When Bev goes missing a few weeks later, his drug-addled wife, Violet, calls their children—three adult daughters: Ivy, Barbara, and Karen—to bring husbands and boyfriends back to Oklahoma and comfort her as she waits. In rooms so warm pet birds can’t survive, Violet offers hilariously backhanded compliments before tearing her offspring apart. She’s a matriarch who was born into physical violence and has grown as tough as the dust-covered Plains, and her cruelty is the star around which family revolves until Daddy comes home or they all kill each other, whichever pseudo-redemption comes first.

Tracy Letts’ August: Osage County is a massive, muscular show, and Live Arts’ production (through June 8) serves it on the thin line between comedy and bloodbath. It’s no small feat to manage three acts in three hours (that somehow only feel like two), and the cast, crew, and Artistic Director Julie Hamberg deserve applause for bringing this kind of theater to Charlottesville.

The Weston house, which fills the entirety of the Live Arts’ Gibson (formerly DownStage) Theater, is a marvel of set design. Johnna’s attic bedroom brushes the highest point in the room, suspended above a second-floor hallway and an office, kitchen, and split-story living room shrouded with weariness. A white wall wears a patch of yellow from years of sweaty handprints; slouched shelves and loaded trash cans speak volumes of neglect. Even the two flights of stairs that Violet descends in her stumbling, downer-fueled highs appear solid as a rock. It’s this quality of execution—from set and sound and lighting design to the show’s many flawless performances—that allows August to elevate local, volunteer theater to a distinctly professional level. You could pay a premium to see the show elsewhere, but Live Arts hits as hard as Broadway. (Trust me. I saw it there, too.)

As Beverly Weston, Bill Rough is magnetic. To misquote producer and dramaturg Victoria Brown, his tempered presence and muttered poetry permeate the show like cigarette smoke. In his absence, matriarch Violet (Kate Monaghan) and middle daughter Barbara (Boomie Pedersen), ignite the stage and each other. Monaghan is equal parts tender and cruel, doddering when drugged and vicious when lucid, and my heart aches for her even as it recoils. She’s less terrifying than Deanna Dunagan, the Violet of Chicago and Broadway fame, and it’s a choice that serves Live Arts’ intimate setting. Pedersen brings an edge of drama to Barbara that raises the stakes from the beginning of her visit to Pawhuska. As husband Bill, Larry Goldstein is sweet, yet exasperated, eager to remind us that life does exist elsewhere, that escape may actually still be an option. Annie McElroy wears 14-year-old Jean with admirable insouciance; her pot-smoking nonchalance contextualizes the show better than any other element. Except, perhaps, for Johnna, the housekeeper whose radiant warmth, sensitivity, and dedication to cooking are wasted on the Westons.
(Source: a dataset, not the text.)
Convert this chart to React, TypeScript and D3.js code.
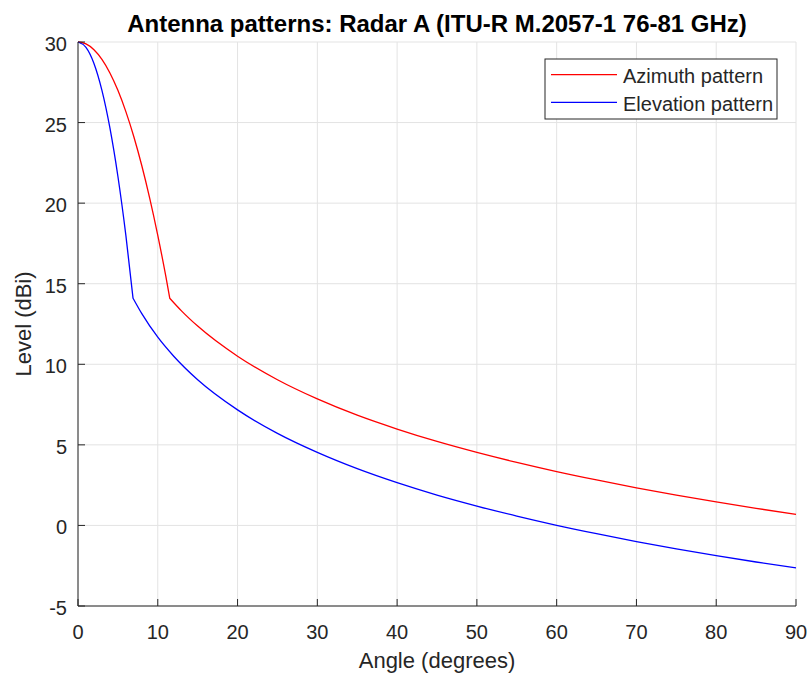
import React from "react";
import * as d3 from "d3";

const azAngles = [0, 1, 2, 3, 4, 5, 6, 7, 8, 9, 10, 11, 11.5, 13, 15, 20, 25, 30, 35, 40, 45, 50, 55, 60, 65, 70, 75, 80, 85, 90];
const azLevels = [30, 29.88, 29.52, 28.92, 28.08, 27.0, 25.68, 24.12, 22.32, 20.28, 18.0, 15.48, 14.1, 13.3, 12.37, 10.5, 9.04, 7.85, 6.84, 5.98, 5.21, 4.53, 3.91, 3.34, 2.82, 2.33, 1.88, 1.46, 1.06, 0.69];

const elAngles = [0, 1, 2, 3, 4, 5, 6, 6.9, 8, 10, 12, 15, 20, 25, 30, 35, 40, 45, 50, 55, 60, 65, 70, 75, 80, 85, 90];
const elLevels = [30, 29.67, 28.67, 27.0, 24.67, 21.67, 18.0, 14.1, 13.14, 11.68, 10.5, 9.04, 7.17, 5.71, 4.53, 3.52, 2.65, 1.88, 1.2, 0.58, 0.01, -0.51, -1.0, -1.45, -1.87, -2.27, -2.64];

const xTicks = [0, 10, 20, 30, 40, 50, 60, 70, 80, 90];
const yTicks = [-5, 0, 5, 10, 15, 20, 25, 30];

const seriesNames = ["Azimuth pattern", "Elevation pattern"];
const seriesColors = ["#ff0000", "#0000ff"];

export default function App() {
  const W = 811, H = 677;
  const left = 78, right = 796, top = 42, bottom = 606;
  const x = d3.scaleLinear().domain([0, 90]).range([left, right]);
  const y = d3.scaleLinear().domain([-5, 30]).range([bottom, top]);
  const font = "'Liberation Sans', Arial, sans-serif";
  const txt = "#262626";

  const mk = (xs: number[], ys: number[], kink: number) => {
    const pts = xs.map((a, i) => [a, ys[i]] as [number, number]);
    const k = xs.indexOf(kink);
    const gen = d3.line<[number, number]>().x(d => x(d[0])).y(d => y(d[1])).curve(d3.curveMonotoneX);
    const a = gen(pts.slice(0, k + 1)) || "";
    const b = gen(pts.slice(k)) || "";
    return a + b.replace(/^M/, "L");
  };
  const paths = [mk(azAngles, azLevels, 11.5), mk(elAngles, elLevels, 6.9)];

  const grid = "#e3e3e3";
  return (
    <svg width={W} height={H} style={{ position: "absolute", left: 0, top: 0, background: "#fff" }} fontFamily={font}>
      <rect x={0} y={0} width={W} height={H} fill="#fff" />
      {xTicks.map(t => (
        <line key={"gx" + t} x1={x(t)} x2={x(t)} y1={top} y2={bottom} stroke={grid} strokeWidth={1} />
      ))}
      {yTicks.map(t => (
        <line key={"gy" + t} x1={left} x2={right} y1={y(t)} y2={y(t)} stroke={grid} strokeWidth={1} />
      ))}
      {paths.map((p, i) => (
        <path key={i} d={p} fill="none" stroke={seriesColors[i]} strokeWidth={1.3} />
      ))}
      <line x1={left} x2={left} y1={top} y2={bottom} stroke={txt} strokeWidth={1} />
      <line x1={left} x2={right} y1={bottom} y2={bottom} stroke={txt} strokeWidth={1} />
      {xTicks.map(t => (
        <g key={"tx" + t}>
          <line x1={x(t)} x2={x(t)} y1={bottom} y2={bottom - 7} stroke={txt} />
          <text x={x(t)} y={bottom + 33} textAnchor="middle" fontSize={20} fill={txt}>{t}</text>
        </g>
      ))}
      {yTicks.map(t => (
        <g key={"ty" + t}>
          <line x1={left} x2={left + 7} y1={y(t)} y2={y(t)} stroke={txt} />
          <text x={left - 11} y={y(t) + 9} textAnchor="end" fontSize={20} fill={txt}>{t}</text>
        </g>
      ))}
      <text x={(left + right) / 2} y={32} textAnchor="middle" fontSize={24} fontWeight="bold" fill="#000">
        Antenna patterns: Radar A (ITU-R M.2057-1 76-81 GHz)
      </text>
      <text x={(left + right) / 2} y={668} textAnchor="middle" fontSize={22} fill={txt}>Angle (degrees)</text>
      <text transform={`translate(31,${(top + bottom) / 2}) rotate(-90)`} textAnchor="middle" fontSize={22} fill={txt}>Level (dBi)</text>
      <g>
        <rect x={545} y={59} width={232} height={60} fill="#fff" stroke={txt} strokeWidth={1} />
        {seriesNames.map((n, i) => (
          <g key={n}>
            <line x1={551} x2={617} y1={74.7 + i * 27.6} y2={74.7 + i * 27.6} stroke={seriesColors[i]} strokeWidth={1.3} />
            <text x={623} y={83.3 + i * 27.6} fontSize={20} fill={txt}>{n}</text>
          </g>
        ))}
      </g>
    </svg>
  );
}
With a small curve of her lip or clear-eyed song, Christina Ball becomes larger than the house she maintains, larger than the people who live in it, and her enduring presence inspires sorrow, too. (As Barbara puts it when staring out at the Plains: “we fucked the Indians for this?”)

But then comes the humor: as Mattie Fae, Violet’s sister, Geri Schirmer is giggle-inducing, and Leo Arico plays her husband Charlie as an open book, a deceit-free foil to everyone else in the show. Little Charles (Scott Dunn) is sentimental but hopeful, and Mary Coy and Lisa Grant, as Violet’s eldest and youngest daughters, bring laughter and a notion of romance that’s as inspiring as it is twisted. I tip my hat to director Fran Smith especially; her vision, orchestration, and excellent pacing allow black humor to crackle across every scene. In a show where tensions run high and long, relieving her audience of our stifled desire to burst under the pressure.

When I first saw August—when it was new on Broadway, after it won Tony and Critics’ Circle Awards and the Pulitzer Prize for Drama—I left the theater feeling sick to my stomach. I’m a sensitive girl who loves her family, and Letts’ story is a potent reminder that vulnerability begs evisceration. It’s time for truth-telling, Violet might say. Better hold on to your hats.

August raises questions we don’t want to answer. For everything wrong with “the Weston girls,” do we all harbor bitterness of family as a unit? Or do we wish for something we never had after betting our lives on the American Dream? Barbara recalls her father’s sorrow-filled voice as he spoke about his homeland: “As if it was too late. As if it was already over. And no one saw it go. This country, this experiment, America, this hubris: what a lament, if no one saw it go.” August raises the questions, but we’re left to wonder.

Even if we long for our mothers at moments on this wild ride, we hold on tight and open our eyes because the conflicts are so honest, so achingly true. “I don’t know what it says about me that I have a greater affinity with the damaged,” Bev says. “Probably nothing good.” Probably, Bev, but at least in this case, we are right there with you.